**Written task:** Output the entries word for word. Omit images.

------ Materials provided ------

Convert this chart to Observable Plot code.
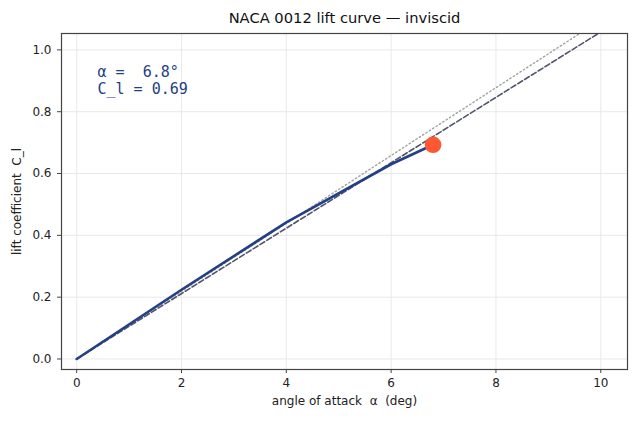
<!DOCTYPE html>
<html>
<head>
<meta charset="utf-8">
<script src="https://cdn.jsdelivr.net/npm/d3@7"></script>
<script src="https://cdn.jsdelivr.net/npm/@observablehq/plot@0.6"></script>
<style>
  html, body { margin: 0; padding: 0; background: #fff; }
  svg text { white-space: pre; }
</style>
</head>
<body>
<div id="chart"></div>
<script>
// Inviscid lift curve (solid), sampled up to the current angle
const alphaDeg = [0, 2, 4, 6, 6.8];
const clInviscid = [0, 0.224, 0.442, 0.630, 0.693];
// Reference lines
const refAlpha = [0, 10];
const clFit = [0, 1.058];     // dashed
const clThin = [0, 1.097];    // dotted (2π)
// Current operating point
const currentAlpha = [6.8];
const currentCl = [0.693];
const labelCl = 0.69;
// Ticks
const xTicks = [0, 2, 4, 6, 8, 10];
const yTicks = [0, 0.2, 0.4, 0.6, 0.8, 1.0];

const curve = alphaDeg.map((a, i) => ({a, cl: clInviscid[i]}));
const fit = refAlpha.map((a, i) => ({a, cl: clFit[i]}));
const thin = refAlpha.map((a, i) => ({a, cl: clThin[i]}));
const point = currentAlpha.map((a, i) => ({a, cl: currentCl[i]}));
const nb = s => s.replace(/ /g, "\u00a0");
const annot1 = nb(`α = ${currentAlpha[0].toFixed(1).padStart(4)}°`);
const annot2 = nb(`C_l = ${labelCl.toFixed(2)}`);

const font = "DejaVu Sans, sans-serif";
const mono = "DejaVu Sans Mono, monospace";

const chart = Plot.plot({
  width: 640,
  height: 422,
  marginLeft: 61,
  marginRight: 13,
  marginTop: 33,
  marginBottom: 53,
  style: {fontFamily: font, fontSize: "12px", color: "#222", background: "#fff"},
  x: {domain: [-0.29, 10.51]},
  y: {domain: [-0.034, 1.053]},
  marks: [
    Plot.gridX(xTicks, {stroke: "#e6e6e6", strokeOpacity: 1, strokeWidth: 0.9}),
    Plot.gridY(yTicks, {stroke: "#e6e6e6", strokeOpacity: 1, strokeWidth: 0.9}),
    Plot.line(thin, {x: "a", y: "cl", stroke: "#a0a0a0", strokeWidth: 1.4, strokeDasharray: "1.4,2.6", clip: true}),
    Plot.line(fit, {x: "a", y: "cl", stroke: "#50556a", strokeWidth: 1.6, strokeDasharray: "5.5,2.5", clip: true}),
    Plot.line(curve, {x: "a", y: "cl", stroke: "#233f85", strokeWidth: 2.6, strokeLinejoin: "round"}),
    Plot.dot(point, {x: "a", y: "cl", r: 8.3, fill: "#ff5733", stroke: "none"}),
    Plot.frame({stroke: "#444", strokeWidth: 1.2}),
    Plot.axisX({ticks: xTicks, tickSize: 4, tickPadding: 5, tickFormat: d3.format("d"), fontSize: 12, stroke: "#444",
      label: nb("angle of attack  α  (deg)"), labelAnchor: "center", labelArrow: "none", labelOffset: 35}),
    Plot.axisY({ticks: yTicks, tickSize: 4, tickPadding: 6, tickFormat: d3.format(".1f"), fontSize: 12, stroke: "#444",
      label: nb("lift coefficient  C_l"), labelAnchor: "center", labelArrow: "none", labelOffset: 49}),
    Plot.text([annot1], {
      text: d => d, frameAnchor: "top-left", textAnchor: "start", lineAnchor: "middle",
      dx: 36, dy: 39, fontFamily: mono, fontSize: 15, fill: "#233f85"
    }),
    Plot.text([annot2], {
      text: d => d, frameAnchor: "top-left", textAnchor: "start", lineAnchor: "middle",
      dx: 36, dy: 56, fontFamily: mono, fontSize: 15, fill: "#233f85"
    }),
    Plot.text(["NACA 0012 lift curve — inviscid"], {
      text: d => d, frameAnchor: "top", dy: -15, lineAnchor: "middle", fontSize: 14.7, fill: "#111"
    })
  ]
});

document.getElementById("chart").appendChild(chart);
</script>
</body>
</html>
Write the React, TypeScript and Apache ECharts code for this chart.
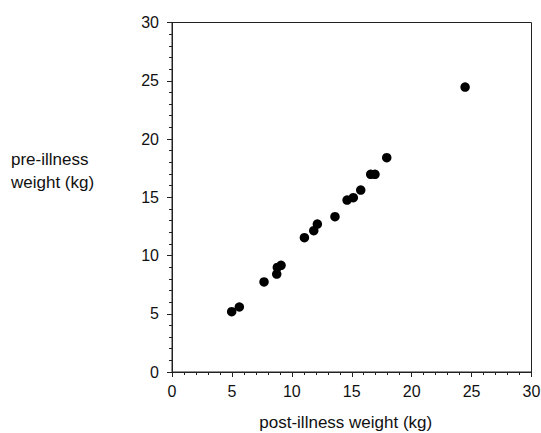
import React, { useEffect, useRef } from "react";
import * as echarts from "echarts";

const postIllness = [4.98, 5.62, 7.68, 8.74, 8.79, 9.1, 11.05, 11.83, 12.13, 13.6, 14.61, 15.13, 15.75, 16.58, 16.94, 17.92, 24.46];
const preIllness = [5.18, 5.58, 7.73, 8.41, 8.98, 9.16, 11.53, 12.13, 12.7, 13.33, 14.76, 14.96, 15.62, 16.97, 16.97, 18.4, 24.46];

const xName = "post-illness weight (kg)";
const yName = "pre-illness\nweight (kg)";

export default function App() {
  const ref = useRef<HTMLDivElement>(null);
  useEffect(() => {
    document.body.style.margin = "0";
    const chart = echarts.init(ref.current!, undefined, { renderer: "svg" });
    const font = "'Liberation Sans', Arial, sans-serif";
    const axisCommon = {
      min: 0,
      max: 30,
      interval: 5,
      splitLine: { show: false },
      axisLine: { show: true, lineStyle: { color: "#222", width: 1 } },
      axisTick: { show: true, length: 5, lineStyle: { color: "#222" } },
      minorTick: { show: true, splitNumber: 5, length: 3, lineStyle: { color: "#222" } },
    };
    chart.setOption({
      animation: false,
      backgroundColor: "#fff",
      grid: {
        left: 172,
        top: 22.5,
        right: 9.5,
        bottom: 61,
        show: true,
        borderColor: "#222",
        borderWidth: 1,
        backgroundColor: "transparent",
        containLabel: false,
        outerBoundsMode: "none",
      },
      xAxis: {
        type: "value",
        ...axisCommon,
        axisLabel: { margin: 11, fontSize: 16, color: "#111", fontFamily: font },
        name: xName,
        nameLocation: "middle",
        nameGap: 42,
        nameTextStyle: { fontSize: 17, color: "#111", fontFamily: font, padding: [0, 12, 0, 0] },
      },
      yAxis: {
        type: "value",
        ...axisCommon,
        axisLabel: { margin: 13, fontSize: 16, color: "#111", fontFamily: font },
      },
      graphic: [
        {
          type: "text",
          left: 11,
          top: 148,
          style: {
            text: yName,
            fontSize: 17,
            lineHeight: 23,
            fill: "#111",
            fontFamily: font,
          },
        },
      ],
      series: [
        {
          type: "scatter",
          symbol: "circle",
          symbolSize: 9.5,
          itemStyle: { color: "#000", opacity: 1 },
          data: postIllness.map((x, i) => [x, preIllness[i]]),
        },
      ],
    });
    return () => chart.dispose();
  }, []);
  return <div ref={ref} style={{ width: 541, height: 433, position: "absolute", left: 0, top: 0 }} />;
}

------

**Output for this task:**
Convert this chart to Observable Plot code.
<!DOCTYPE html>
<html>
<head>
<meta charset="utf-8">
<script src="https://cdn.jsdelivr.net/npm/d3@7"></script>
<script src="https://cdn.jsdelivr.net/npm/@observablehq/plot@0.6"></script>
<style>
  html, body { margin: 0; padding: 0; background: #fff; }
  svg text { white-space: pre; }
</style>
</head>
<body>
<div id="chart"></div>
<script>
// Inviscid lift curve (solid), sampled up to the current angle
const alphaDeg = [0, 2, 4, 6, 6.8];
const clInviscid = [0, 0.224, 0.442, 0.630, 0.693];
// Reference lines
const refAlpha = [0, 10];
const clFit = [0, 1.058];     // dashed
const clThin = [0, 1.097];    // dotted (2π)
// Current operating point
const currentAlpha = [6.8];
const currentCl = [0.693];
const labelCl = 0.69;
// Ticks
const xTicks = [0, 2, 4, 6, 8, 10];
const yTicks = [0, 0.2, 0.4, 0.6, 0.8, 1.0];

const curve = alphaDeg.map((a, i) => ({a, cl: clInviscid[i]}));
const fit = refAlpha.map((a, i) => ({a, cl: clFit[i]}));
const thin = refAlpha.map((a, i) => ({a, cl: clThin[i]}));
const point = currentAlpha.map((a, i) => ({a, cl: currentCl[i]}));
const nb = s => s.replace(/ /g, "\u00a0");
const annot1 = nb(`α = ${currentAlpha[0].toFixed(1).padStart(4)}°`);
const annot2 = nb(`C_l = ${labelCl.toFixed(2)}`);

const font = "DejaVu Sans, sans-serif";
const mono = "DejaVu Sans Mono, monospace";

const chart = Plot.plot({
  width: 640,
  height: 422,
  marginLeft: 61,
  marginRight: 13,
  marginTop: 33,
  marginBottom: 53,
  style: {fontFamily: font, fontSize: "12px", color: "#222", background: "#fff"},
  x: {domain: [-0.29, 10.51]},
  y: {domain: [-0.034, 1.053]},
  marks: [
    Plot.gridX(xTicks, {stroke: "#e6e6e6", strokeOpacity: 1, strokeWidth: 0.9}),
    Plot.gridY(yTicks, {stroke: "#e6e6e6", strokeOpacity: 1, strokeWidth: 0.9}),
    Plot.line(thin, {x: "a", y: "cl", stroke: "#a0a0a0", strokeWidth: 1.4, strokeDasharray: "1.4,2.6", clip: true}),
    Plot.line(fit, {x: "a", y: "cl", stroke: "#50556a", strokeWidth: 1.6, strokeDasharray: "5.5,2.5", clip: true}),
    Plot.line(curve, {x: "a", y: "cl", stroke: "#233f85", strokeWidth: 2.6, strokeLinejoin: "round"}),
    Plot.dot(point, {x: "a", y: "cl", r: 8.3, fill: "#ff5733", stroke: "none"}),
    Plot.frame({stroke: "#444", strokeWidth: 1.2}),
    Plot.axisX({ticks: xTicks, tickSize: 4, tickPadding: 5, tickFormat: d3.format("d"), fontSize: 12, stroke: "#444",
      label: nb("angle of attack  α  (deg)"), labelAnchor: "center", labelArrow: "none", labelOffset: 35}),
    Plot.axisY({ticks: yTicks, tickSize: 4, tickPadding: 6, tickFormat: d3.format(".1f"), fontSize: 12, stroke: "#444",
      label: nb("lift coefficient  C_l"), labelAnchor: "center", labelArrow: "none", labelOffset: 49}),
    Plot.text([annot1], {
      text: d => d, frameAnchor: "top-left", textAnchor: "start", lineAnchor: "middle",
      dx: 36, dy: 39, fontFamily: mono, fontSize: 15, fill: "#233f85"
    }),
    Plot.text([annot2], {
      text: d => d, frameAnchor: "top-left", textAnchor: "start", lineAnchor: "middle",
      dx: 36, dy: 56, fontFamily: mono, fontSize: 15, fill: "#233f85"
    }),
    Plot.text(["NACA 0012 lift curve — inviscid"], {
      text: d => d, frameAnchor: "top", dy: -15, lineAnchor: "middle", fontSize: 14.7, fill: "#111"
    })
  ]
});

document.getElementById("chart").appendChild(chart);
</script>
</body>
</html>
Write the React, TypeScript and Apache ECharts code for this chart.
import React, { useEffect, useRef } from "react";
import * as echarts from "echarts";

const postIllness = [4.98, 5.62, 7.68, 8.74, 8.79, 9.1, 11.05, 11.83, 12.13, 13.6, 14.61, 15.13, 15.75, 16.58, 16.94, 17.92, 24.46];
const preIllness = [5.18, 5.58, 7.73, 8.41, 8.98, 9.16, 11.53, 12.13, 12.7, 13.33, 14.76, 14.96, 15.62, 16.97, 16.97, 18.4, 24.46];

const xName = "post-illness weight (kg)";
const yName = "pre-illness\nweight (kg)";

export default function App() {
  const ref = useRef<HTMLDivElement>(null);
  useEffect(() => {
    document.body.style.margin = "0";
    const chart = echarts.init(ref.current!, undefined, { renderer: "svg" });
    const font = "'Liberation Sans', Arial, sans-serif";
    const axisCommon = {
      min: 0,
      max: 30,
      interval: 5,
      splitLine: { show: false },
      axisLine: { show: true, lineStyle: { color: "#222", width: 1 } },
      axisTick: { show: true, length: 5, lineStyle: { color: "#222" } },
      minorTick: { show: true, splitNumber: 5, length: 3, lineStyle: { color: "#222" } },
    };
    chart.setOption({
      animation: false,
      backgroundColor: "#fff",
      grid: {
        left: 172,
        top: 22.5,
        right: 9.5,
        bottom: 61,
        show: true,
        borderColor: "#222",
        borderWidth: 1,
        backgroundColor: "transparent",
        containLabel: false,
        outerBoundsMode: "none",
      },
      xAxis: {
        type: "value",
        ...axisCommon,
        axisLabel: { margin: 11, fontSize: 16, color: "#111", fontFamily: font },
        name: xName,
        nameLocation: "middle",
        nameGap: 42,
        nameTextStyle: { fontSize: 17, color: "#111", fontFamily: font, padding: [0, 12, 0, 0] },
      },
      yAxis: {
        type: "value",
        ...axisCommon,
        axisLabel: { margin: 13, fontSize: 16, color: "#111", fontFamily: font },
      },
      graphic: [
        {
          type: "text",
          left: 11,
          top: 148,
          style: {
            text: yName,
            fontSize: 17,
            lineHeight: 23,
            fill: "#111",
            fontFamily: font,
          },
        },
      ],
      series: [
        {
          type: "scatter",
          symbol: "circle",
          symbolSize: 9.5,
          itemStyle: { color: "#000", opacity: 1 },
          data: postIllness.map((x, i) => [x, preIllness[i]]),
        },
      ],
    });
    return () => chart.dispose();
  }, []);
  return <div ref={ref} style={{ width: 541, height: 433, position: "absolute", left: 0, top: 0 }} />;
}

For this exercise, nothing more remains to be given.